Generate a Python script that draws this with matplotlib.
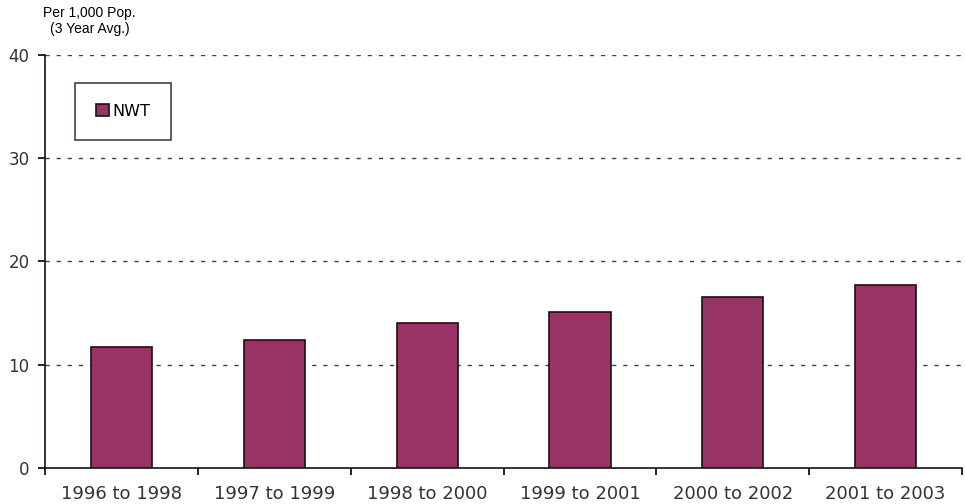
import matplotlib.pyplot as plt
import numpy as np

plt.rcParams['font.family'] = ['DejaVu Sans']

periods = ['1996 to 1998', '1997 to 1999', '1998 to 2000',
           '1999 to 2001', '2000 to 2002', '2001 to 2003']
nwt = [11.7, 12.4, 14.0, 15.1, 16.6, 17.7]

fig = plt.figure(figsize=(9.65, 5.04), dpi=100)
ax = fig.add_axes([0.0466, 0.0714, 0.9504, 0.8196])

x = np.arange(len(periods))
ax.bar(x, nwt, width=0.4, color='#993366', edgecolor='#1a1010',
       linewidth=1.2, label='NWT', zorder=3)

ax.set_xlim(-0.5, len(periods) - 0.5)
ax.set_ylim(0, 40)
ax.set_yticks([0, 10, 20, 30, 40])
ax.set_xticks(x)
ax.set_xticklabels(periods, fontsize=13, color='#333333')
ax.set_xticks(np.arange(-0.5, len(periods)), minor=True)
ax.tick_params(axis='x', which='major', length=0, pad=12)
ax.tick_params(axis='x', which='minor', length=5, direction='out', width=1.2)
ax.tick_params(axis='y', labelsize=12, labelcolor='#333333', length=5,
               direction='out', width=1.2, pad=6)

for v in [10, 20, 30, 40]:
    ax.axhline(v, color='#334444', linestyle=(0, (3, 5)), linewidth=1.0, zorder=1)

for s in ['top', 'right']:
    ax.spines[s].set_visible(False)
ax.spines['left'].set_linewidth(1.2)
ax.spines['bottom'].set_linewidth(1.2)
ax.spines['left'].set_color('#1a1010')
ax.spines['bottom'].set_color('#1a1010')

leg = ax.legend(loc='upper left', bbox_to_anchor=(0.033, 0.932), fontsize=11.5,
                frameon=True, fancybox=False, borderpad=1.3, handlelength=0.8,
                handleheight=0.8, handletextpad=0.2, borderaxespad=0)
leg.get_frame().set_edgecolor('#1a1010')
leg.get_frame().set_linewidth(1.2)

fig.text(0.093, 0.975, 'Per 1,000 Pop.', fontsize=10, ha='center', va='center',
         family='Liberation Sans')
fig.text(0.093, 0.942, '(3 Year Avg.)', fontsize=10, ha='center', va='center',
         family='Liberation Sans')

plt.savefig('out.png', dpi=100)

:::::

SHORT PROBLEM:
Repeat the listing above up to and including the line with "plt.rcParams['font.family'] = ['DejaVu Sans']", starting from its first line. Drop any pictures.

TASK ANSWER:
Generate a Python script that draws this with matplotlib.
import matplotlib.pyplot as plt
import numpy as np

plt.rcParams['font.family'] = ['DejaVu Sans']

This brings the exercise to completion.